Te souviens-tu de notre promenade il y a de cela plusieurs années? Peut-être était-ce l’été. Non, j’ai un souvenir vague que nous portions des manteaux légers. Peut-être était-ce alors la fin du printemps, le début de l’automne. Nous nous baladions dans les rues de mon ancien quartier, sans destination, discutant de nos vies, nos idées, nos projets. Étions-nous toujours à l’université? Je crois que nous venions tout juste de la quitter. Le monde s’ouvrait à nous et plus personne n’était là pour nous guider. Je savais que j’avais encore besoin de temps, que je devais continuer mes études. Mais toi tu n’en étais pas à ton premier diplôme. Ton regard d’architecte ne t’avait pas abandonné, les lieux t’inspiraient des films. C’est en passant devant l’un d’eux que tu me parlas pour la première fois de ton idée. Une cour d’école bétonnée en serait le décor. Je ne comprenais pas tout encore, mais ton pitch m’inspirait, je voulais voir sur l’écran ces images que tu me décrivais et que j’ai eu l’honneur de lire dans de vieilles versions de ton scénario.

Puis, le temps passa.

Depuis, j’ai vécu dans trois quartiers différents et toi, tu habites dans celui où nous errions il y a de cela une vie. Nous ne nous parlons plus autant. Je n’ai jamais eu de talent pour garder contact, surtout avec celleux que j’ai rencontré dans ma vie tangible, celle où je ne peux pas me modeler comme je le désire, où ma forme ne correspond pas à l’image que j’ai de moi. J’ai de la difficulté à faire des plans avec les autres, je ne sors pas beaucoup. Je vais travailler, faire les courses, visiter quelques lieux que j’aime et qui me font sentir bien, mais sinon je suis sédentaire. Assister à la projection de ton film lors de la dernière édition du festival du « nouveau »* cinéma m’angoissait. Je n’aime pas beaucoup les foules, surtout quand je sais qu’il y aura plusieurs fantômes de mon ancienne vie, des visages que je n’ai pas vu depuis des années, avec qui je devrai faire la conversation, parler de ma vie dont je ne suis pas pleinement satisfaite. Après t’avoir câliné dans le hall de la cinémathèque, je m’installai au fond de la salle, incognito, encore l’une des seules personnes à porter un masque. Je regardais les gens entrer, les ongles enfoncés dans les accoudoirs, nerveuse, voyant quelques personnes que je connaissais, personnes que je n’ai pas salué à la fin de la projection, quittant les lieux comme un voleur. Je t’enverrai un message dans le métro pour parler de ton film.

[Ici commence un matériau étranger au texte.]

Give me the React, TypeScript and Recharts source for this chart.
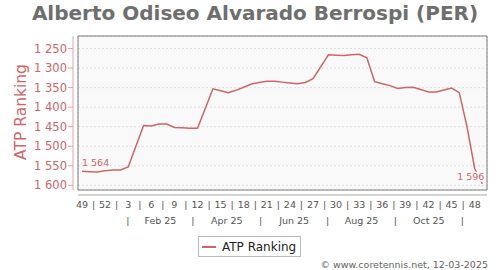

Les programmes de courts-métrages sont toujours épuisants. Sauf si celui qui m’intéresse est le tout premier, je n’ai plus d’énergie quand il est enfin projeté sur le grand écran. Je tombe dans une transe, un surplus d’histoires, d’émotions. Le pathos omniprésent dans le milieu des courts m’épuise. Puis, ton film arriva et m’offrit une trêve. Une patience et une maturité que les autres films n’avaient pas, l’histoire simple d’une jeune fille qui désire créer un pont entre elle et le monde. Je retrouvai à l’écran ces idées partagées avec moi lors de notre balade, je voyais une version plus accomplie des scénarios que tu m’avais fait lire, je te voyais toi. J’étais très fière de ton travail. Le court était le fruit d’une longue bataille semée d’embûches qui parfois apparaissaient comme des murailles, mais tu as su les surmonter. Lorsque ton film se termina, j’en voulais plus. J’avais hâte de voir ton prochain projet, où tu irais cette fois-ci. Mais surtout, j’avais très hâte de te revoir, d’errer à nouveau avec toi. Maintenant que l’hiver est presque terminé, veux-tu qu’on aille se balader?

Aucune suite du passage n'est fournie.